***** The records
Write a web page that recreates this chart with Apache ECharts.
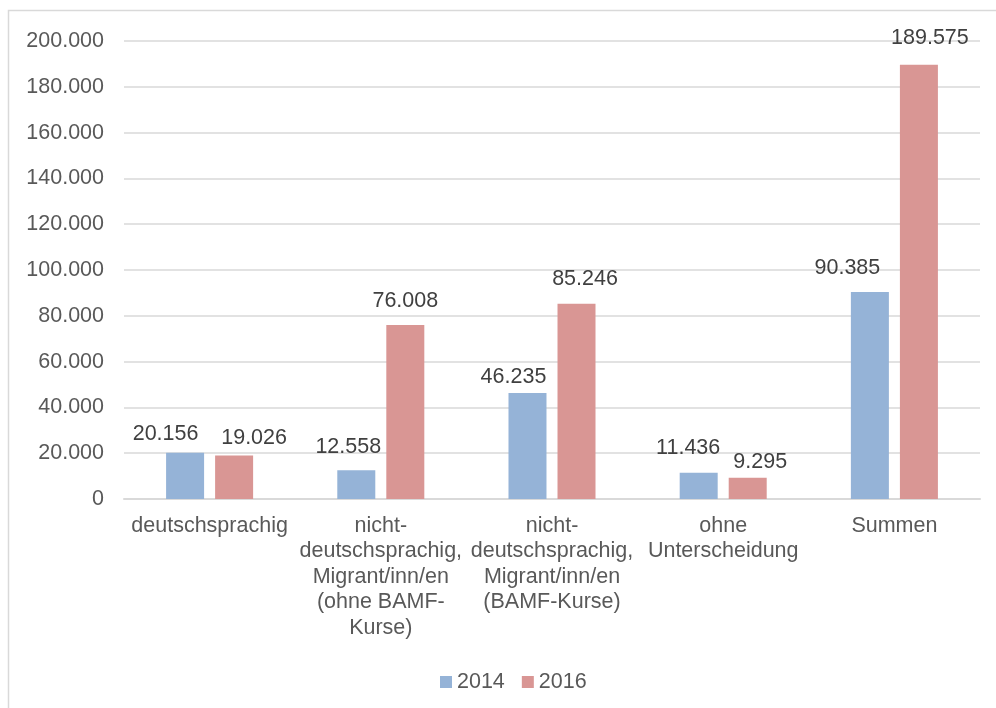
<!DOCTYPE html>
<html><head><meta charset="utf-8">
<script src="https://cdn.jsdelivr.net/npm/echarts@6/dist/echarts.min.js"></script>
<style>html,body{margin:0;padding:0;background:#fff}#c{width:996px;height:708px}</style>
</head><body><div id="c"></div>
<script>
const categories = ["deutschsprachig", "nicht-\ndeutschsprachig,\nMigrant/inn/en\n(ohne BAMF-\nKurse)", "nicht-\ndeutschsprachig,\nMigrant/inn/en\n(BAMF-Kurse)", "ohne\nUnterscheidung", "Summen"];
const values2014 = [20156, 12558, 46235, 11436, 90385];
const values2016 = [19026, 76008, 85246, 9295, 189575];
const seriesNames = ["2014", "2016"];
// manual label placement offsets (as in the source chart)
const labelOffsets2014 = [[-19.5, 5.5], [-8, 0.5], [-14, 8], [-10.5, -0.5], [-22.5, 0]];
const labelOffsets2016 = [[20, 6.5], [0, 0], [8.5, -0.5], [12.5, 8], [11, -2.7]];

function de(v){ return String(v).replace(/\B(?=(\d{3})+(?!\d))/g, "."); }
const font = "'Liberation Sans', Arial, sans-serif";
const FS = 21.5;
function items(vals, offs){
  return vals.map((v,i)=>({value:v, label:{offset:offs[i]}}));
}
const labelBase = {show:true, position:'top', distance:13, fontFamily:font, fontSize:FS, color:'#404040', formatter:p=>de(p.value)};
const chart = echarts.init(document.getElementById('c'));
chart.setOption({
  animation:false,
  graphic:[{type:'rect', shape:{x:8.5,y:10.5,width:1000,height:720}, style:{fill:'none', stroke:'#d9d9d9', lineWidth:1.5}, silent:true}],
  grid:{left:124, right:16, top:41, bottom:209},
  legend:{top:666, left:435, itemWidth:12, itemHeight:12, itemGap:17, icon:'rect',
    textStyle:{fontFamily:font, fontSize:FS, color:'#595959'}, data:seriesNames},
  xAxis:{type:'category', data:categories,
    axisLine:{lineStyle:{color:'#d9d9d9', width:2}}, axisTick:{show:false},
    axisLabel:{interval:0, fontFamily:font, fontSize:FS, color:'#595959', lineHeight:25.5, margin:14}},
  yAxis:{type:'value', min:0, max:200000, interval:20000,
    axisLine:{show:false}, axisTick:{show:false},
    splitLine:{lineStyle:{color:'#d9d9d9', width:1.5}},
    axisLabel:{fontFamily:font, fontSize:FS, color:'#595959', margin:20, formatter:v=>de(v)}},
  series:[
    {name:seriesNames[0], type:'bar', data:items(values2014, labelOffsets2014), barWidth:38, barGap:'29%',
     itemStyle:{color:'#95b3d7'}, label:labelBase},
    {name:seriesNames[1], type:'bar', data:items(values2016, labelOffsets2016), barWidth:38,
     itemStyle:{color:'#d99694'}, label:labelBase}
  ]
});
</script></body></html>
**********
***** The records
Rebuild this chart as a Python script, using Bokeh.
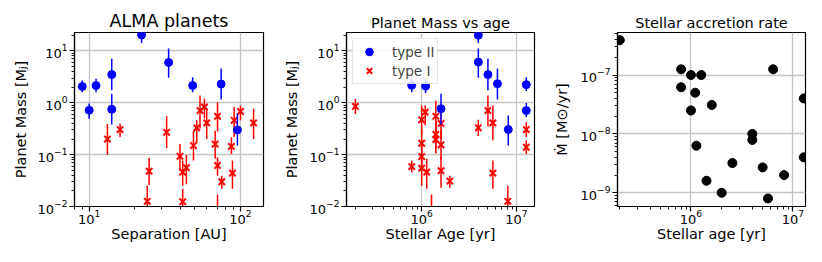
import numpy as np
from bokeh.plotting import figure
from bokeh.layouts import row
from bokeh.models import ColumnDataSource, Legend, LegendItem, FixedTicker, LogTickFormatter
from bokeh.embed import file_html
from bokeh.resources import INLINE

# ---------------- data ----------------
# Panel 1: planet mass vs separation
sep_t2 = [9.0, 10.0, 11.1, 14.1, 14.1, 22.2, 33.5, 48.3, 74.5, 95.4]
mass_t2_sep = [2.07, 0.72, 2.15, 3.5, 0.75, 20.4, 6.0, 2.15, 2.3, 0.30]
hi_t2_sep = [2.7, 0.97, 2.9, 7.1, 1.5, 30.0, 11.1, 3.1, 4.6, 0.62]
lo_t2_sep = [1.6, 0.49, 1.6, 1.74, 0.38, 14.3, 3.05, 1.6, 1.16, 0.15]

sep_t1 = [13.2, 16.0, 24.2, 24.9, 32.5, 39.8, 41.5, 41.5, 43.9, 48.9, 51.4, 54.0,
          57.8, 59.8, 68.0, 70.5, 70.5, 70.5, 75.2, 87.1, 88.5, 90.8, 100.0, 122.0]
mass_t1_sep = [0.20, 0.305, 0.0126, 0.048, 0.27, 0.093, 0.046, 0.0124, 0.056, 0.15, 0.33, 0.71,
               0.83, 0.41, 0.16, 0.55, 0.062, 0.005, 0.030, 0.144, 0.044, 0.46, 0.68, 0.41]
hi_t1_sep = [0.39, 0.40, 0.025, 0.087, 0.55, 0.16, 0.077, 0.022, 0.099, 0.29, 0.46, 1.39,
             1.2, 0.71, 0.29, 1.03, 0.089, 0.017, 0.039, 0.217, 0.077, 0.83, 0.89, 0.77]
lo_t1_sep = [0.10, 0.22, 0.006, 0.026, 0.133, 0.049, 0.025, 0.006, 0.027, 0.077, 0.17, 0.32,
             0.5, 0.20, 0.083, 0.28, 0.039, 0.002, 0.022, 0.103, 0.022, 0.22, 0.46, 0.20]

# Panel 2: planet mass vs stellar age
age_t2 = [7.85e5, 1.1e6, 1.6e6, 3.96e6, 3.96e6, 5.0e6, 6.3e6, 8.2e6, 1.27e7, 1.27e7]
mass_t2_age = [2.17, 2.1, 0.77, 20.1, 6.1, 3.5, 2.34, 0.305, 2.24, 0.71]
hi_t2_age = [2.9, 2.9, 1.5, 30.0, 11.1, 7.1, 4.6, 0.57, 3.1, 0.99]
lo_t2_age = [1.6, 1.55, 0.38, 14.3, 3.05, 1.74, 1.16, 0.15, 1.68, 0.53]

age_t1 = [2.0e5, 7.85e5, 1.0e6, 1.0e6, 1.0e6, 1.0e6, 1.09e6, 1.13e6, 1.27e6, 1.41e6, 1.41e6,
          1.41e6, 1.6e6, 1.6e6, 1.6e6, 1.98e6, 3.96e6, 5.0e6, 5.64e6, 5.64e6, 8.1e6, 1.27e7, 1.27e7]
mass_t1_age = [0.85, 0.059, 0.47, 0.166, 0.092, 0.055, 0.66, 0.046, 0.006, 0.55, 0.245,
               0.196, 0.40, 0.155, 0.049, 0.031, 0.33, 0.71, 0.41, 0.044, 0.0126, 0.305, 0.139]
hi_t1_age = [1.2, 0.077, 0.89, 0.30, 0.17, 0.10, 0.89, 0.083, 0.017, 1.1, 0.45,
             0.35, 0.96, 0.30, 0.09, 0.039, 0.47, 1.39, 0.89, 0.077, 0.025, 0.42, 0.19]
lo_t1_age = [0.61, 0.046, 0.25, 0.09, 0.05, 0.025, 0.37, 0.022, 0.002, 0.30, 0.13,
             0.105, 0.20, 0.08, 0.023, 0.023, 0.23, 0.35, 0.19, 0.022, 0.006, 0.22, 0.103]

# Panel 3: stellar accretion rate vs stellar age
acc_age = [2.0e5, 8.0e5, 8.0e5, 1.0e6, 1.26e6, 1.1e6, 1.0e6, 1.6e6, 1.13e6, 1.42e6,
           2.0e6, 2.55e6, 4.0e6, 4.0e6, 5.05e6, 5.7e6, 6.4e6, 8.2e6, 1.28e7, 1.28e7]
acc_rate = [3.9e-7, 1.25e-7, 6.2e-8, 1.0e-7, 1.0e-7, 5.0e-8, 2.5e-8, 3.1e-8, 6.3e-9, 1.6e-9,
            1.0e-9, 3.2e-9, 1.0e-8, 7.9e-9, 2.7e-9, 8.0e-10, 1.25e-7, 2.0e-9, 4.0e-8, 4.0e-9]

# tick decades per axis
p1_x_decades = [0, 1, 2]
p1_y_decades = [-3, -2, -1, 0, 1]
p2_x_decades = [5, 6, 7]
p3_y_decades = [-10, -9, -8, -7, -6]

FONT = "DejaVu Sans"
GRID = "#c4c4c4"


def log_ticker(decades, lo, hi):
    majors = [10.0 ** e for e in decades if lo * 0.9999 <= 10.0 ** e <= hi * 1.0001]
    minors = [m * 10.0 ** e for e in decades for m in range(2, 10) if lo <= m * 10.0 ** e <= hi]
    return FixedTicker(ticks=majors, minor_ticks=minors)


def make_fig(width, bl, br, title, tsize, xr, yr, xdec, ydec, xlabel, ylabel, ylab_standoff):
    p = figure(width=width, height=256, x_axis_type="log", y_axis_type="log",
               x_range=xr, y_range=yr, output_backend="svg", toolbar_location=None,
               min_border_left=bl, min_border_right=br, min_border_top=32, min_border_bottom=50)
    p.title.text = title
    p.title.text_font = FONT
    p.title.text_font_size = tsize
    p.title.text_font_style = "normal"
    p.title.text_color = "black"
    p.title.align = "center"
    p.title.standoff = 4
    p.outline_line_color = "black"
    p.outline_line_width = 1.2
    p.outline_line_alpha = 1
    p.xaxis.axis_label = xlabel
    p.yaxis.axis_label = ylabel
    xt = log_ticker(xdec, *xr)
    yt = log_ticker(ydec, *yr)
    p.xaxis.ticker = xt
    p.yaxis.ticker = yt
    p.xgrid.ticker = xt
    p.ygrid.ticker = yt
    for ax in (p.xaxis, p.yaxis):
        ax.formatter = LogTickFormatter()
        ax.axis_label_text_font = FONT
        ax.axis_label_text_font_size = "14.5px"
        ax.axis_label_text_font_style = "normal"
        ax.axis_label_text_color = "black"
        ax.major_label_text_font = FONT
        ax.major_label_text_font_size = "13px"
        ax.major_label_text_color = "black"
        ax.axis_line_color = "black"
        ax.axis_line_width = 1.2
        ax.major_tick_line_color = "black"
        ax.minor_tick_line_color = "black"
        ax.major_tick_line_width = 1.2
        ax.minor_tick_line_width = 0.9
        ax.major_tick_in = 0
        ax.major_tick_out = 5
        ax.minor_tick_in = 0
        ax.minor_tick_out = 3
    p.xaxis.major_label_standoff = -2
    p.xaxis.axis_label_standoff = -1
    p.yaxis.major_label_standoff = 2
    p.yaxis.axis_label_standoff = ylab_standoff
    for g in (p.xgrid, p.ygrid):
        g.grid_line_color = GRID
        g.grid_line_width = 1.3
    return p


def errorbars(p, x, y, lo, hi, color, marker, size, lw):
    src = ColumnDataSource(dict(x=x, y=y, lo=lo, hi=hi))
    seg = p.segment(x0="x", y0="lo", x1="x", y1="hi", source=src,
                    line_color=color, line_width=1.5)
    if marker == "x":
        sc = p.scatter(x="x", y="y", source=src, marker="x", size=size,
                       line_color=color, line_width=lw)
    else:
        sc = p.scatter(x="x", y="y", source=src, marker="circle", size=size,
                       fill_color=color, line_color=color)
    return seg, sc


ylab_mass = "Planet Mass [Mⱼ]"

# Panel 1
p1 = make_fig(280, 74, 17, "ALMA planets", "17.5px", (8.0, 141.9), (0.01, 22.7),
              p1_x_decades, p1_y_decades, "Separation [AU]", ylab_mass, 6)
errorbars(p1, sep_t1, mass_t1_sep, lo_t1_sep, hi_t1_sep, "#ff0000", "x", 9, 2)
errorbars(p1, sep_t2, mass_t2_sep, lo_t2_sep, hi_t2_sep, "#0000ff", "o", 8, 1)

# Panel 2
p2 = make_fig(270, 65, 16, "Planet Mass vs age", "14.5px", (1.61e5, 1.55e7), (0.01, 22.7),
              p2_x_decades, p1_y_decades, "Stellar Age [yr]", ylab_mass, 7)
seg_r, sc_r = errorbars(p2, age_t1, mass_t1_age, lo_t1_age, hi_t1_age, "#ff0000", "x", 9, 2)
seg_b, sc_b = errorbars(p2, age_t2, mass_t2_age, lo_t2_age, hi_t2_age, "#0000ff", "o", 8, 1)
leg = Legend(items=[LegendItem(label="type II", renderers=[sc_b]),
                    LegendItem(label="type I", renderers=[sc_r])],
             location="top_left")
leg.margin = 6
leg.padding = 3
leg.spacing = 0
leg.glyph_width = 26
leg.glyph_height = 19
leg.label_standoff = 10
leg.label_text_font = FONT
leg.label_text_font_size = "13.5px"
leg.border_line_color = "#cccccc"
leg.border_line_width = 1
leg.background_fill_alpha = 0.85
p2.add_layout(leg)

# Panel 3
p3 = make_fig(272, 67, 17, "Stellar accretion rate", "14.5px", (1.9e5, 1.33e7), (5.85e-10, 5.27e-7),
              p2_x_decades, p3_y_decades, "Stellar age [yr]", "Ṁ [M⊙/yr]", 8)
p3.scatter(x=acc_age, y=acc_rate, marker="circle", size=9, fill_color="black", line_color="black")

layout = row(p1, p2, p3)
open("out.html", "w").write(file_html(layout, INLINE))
**********
Output exactly the lines from the one containing "Rebuild this chart" through the one containing "0.22, 0.46, 0.20]", both included, and nothing else; leave out any pictures.

Rebuild this chart as a Python script, using Bokeh.
import numpy as np
from bokeh.plotting import figure
from bokeh.layouts import row
from bokeh.models import ColumnDataSource, Legend, LegendItem, FixedTicker, LogTickFormatter
from bokeh.embed import file_html
from bokeh.resources import INLINE

# ---------------- data ----------------
# Panel 1: planet mass vs separation
sep_t2 = [9.0, 10.0, 11.1, 14.1, 14.1, 22.2, 33.5, 48.3, 74.5, 95.4]
mass_t2_sep = [2.07, 0.72, 2.15, 3.5, 0.75, 20.4, 6.0, 2.15, 2.3, 0.30]
hi_t2_sep = [2.7, 0.97, 2.9, 7.1, 1.5, 30.0, 11.1, 3.1, 4.6, 0.62]
lo_t2_sep = [1.6, 0.49, 1.6, 1.74, 0.38, 14.3, 3.05, 1.6, 1.16, 0.15]

sep_t1 = [13.2, 16.0, 24.2, 24.9, 32.5, 39.8, 41.5, 41.5, 43.9, 48.9, 51.4, 54.0,
          57.8, 59.8, 68.0, 70.5, 70.5, 70.5, 75.2, 87.1, 88.5, 90.8, 100.0, 122.0]
mass_t1_sep = [0.20, 0.305, 0.0126, 0.048, 0.27, 0.093, 0.046, 0.0124, 0.056, 0.15, 0.33, 0.71,
               0.83, 0.41, 0.16, 0.55, 0.062, 0.005, 0.030, 0.144, 0.044, 0.46, 0.68, 0.41]
hi_t1_sep = [0.39, 0.40, 0.025, 0.087, 0.55, 0.16, 0.077, 0.022, 0.099, 0.29, 0.46, 1.39,
             1.2, 0.71, 0.29, 1.03, 0.089, 0.017, 0.039, 0.217, 0.077, 0.83, 0.89, 0.77]
lo_t1_sep = [0.10, 0.22, 0.006, 0.026, 0.133, 0.049, 0.025, 0.006, 0.027, 0.077, 0.17, 0.32,
             0.5, 0.20, 0.083, 0.28, 0.039, 0.002, 0.022, 0.103, 0.022, 0.22, 0.46, 0.20]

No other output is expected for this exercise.